What do Employers Look Out For?
- Work Experience: The truth is, employers typically lookout for basic skills that the job requires and the zeal to learn fast. For instance, it will be easier for an international student who loves cooking to easily fit in as a good kitchen assistant.
- English Language Competency: Since English is most spoken in New Zealand, potential employers will hire international students who are either native speakers or have advanced knowledge of English. This is most important for easy communication between the international students and staff or clients in the organization. International students who come from non-English speaking countries can demonstrate their English speaking and writing skills by acing the IELTS exams and demonstrating to their employers that language will not be a barrier when performing their job.
- Relevance of Job to Course of Study: It is recommended that international students choose jobs that align with their course of study. This is necessary for career development and will add a wealth of knowledge and skills that will make them stand out when they settle for a full-time job after graduation.

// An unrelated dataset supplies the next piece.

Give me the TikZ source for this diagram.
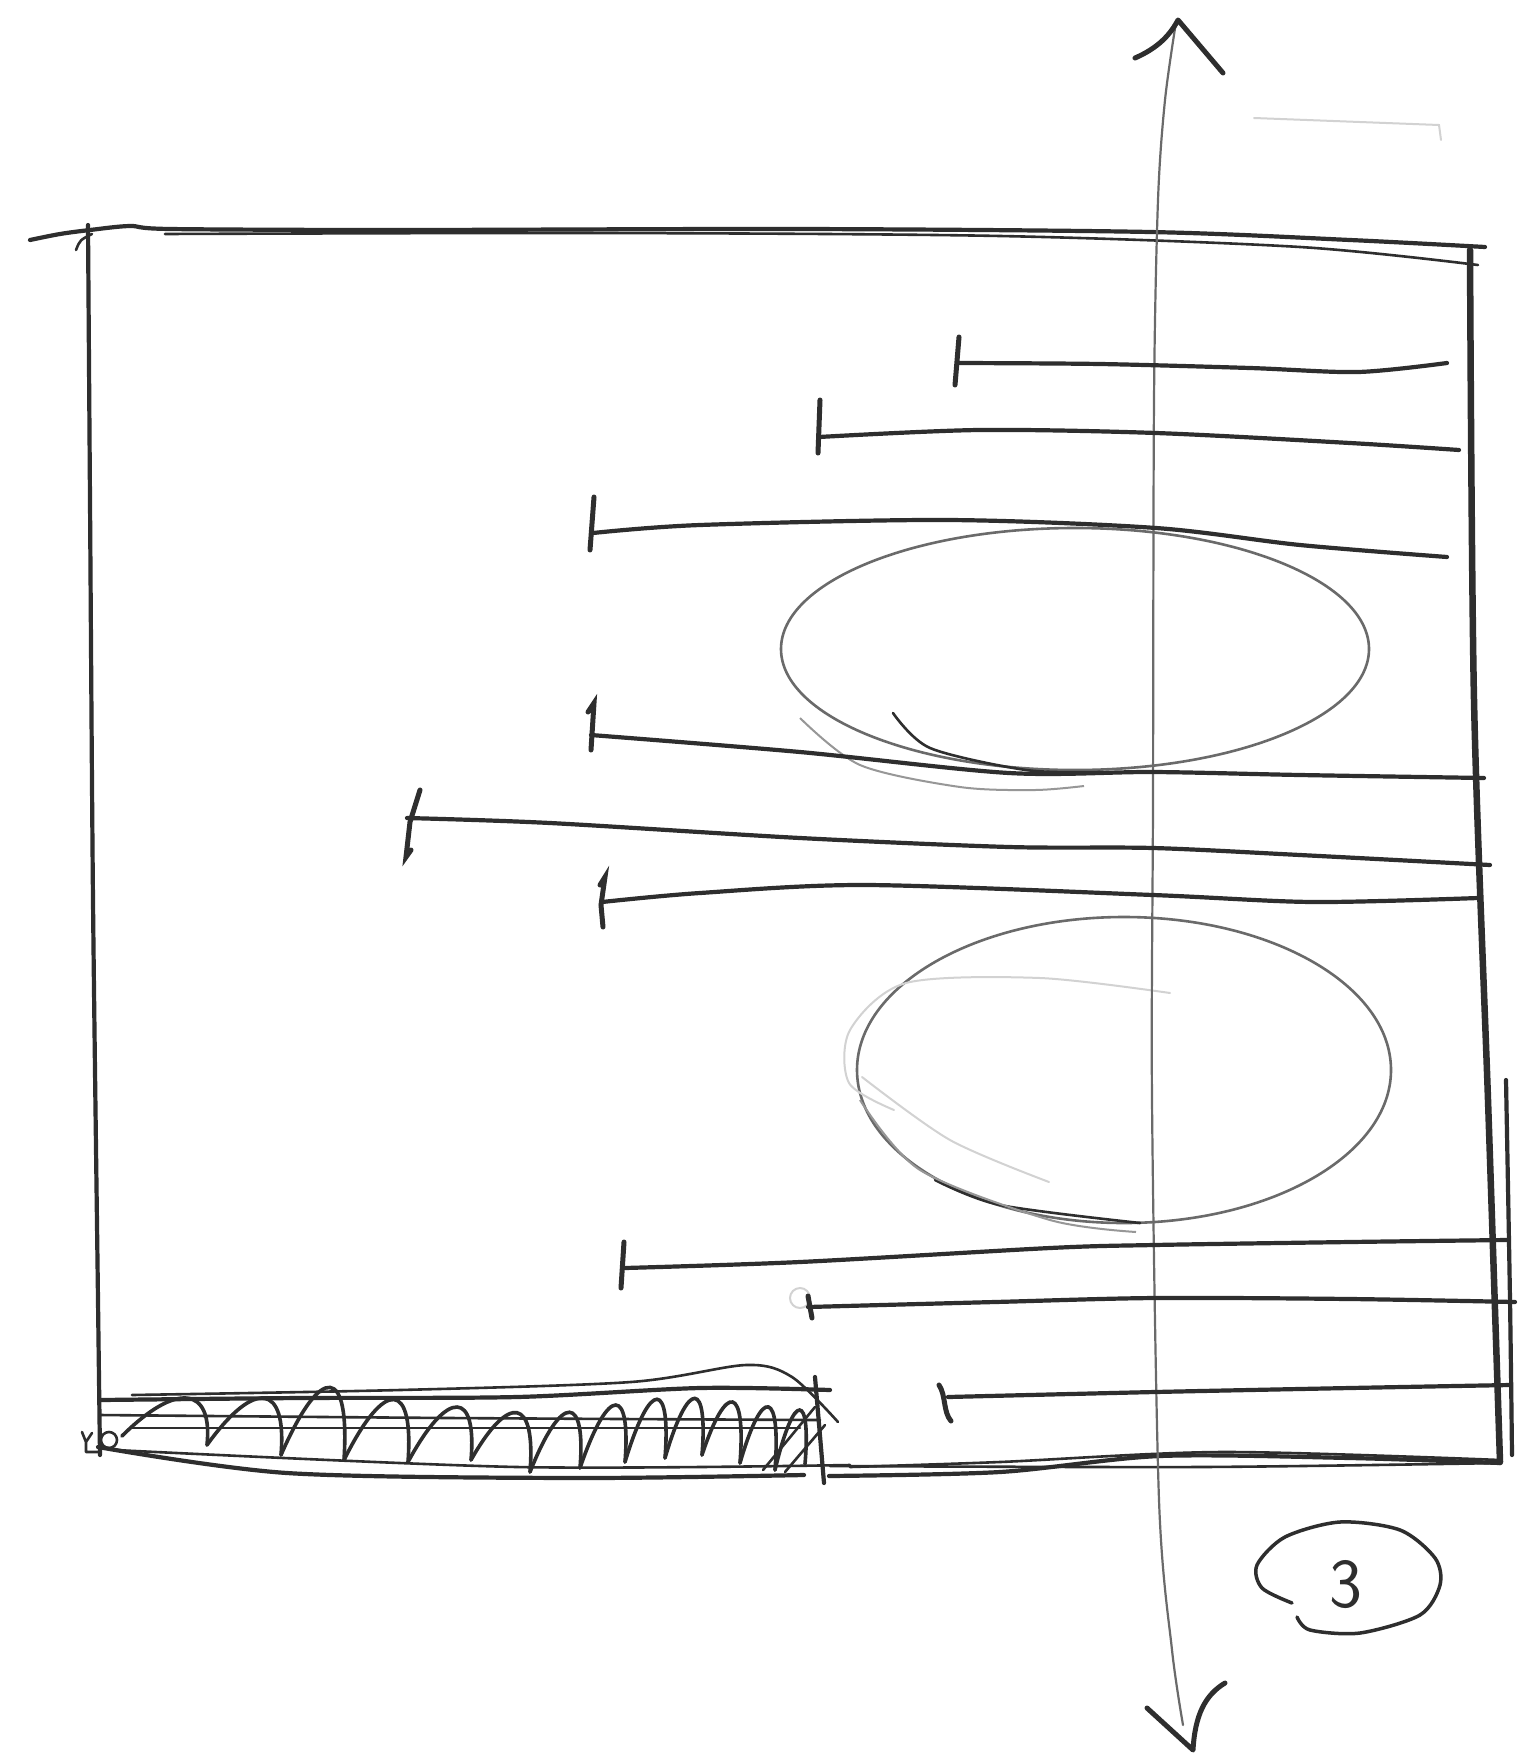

- Networking and Social skills: This is a crucial employability skill. Jobs like customer service representative, waitress, sales assistant, and roles have to deal with serving customers or solving their challenges. Employers would want to know if a student’s character and social skills will increase the level of trust customers have in that organization.
What are my Rights as an Employee in New Zealand?
International students working as employees in New Zealand are entitled to rights like all lawful citizens of the country. Their basic rights include:
- A safe workplace devoid of employer threats, forceful work to pay off debt, or seizing of passports.
- A written and signed agreement of employment.
- A minimum wage of at least 18.90NZD per hour and paid holidays.
- A workplace devoid of racial, religious, or gender discrimination but embraces diversity, inclusion, and equality.
- International students can seek help from Immigration New Zealand if they are being denied their basic rights as employees. The exploitation of employees is a punishable offense in New Zealand.
New Zealand welcomes international students not just to explore its beautiful landscape and gain high-quality education but also to assist them in settling down after graduation through the post-study work visa route.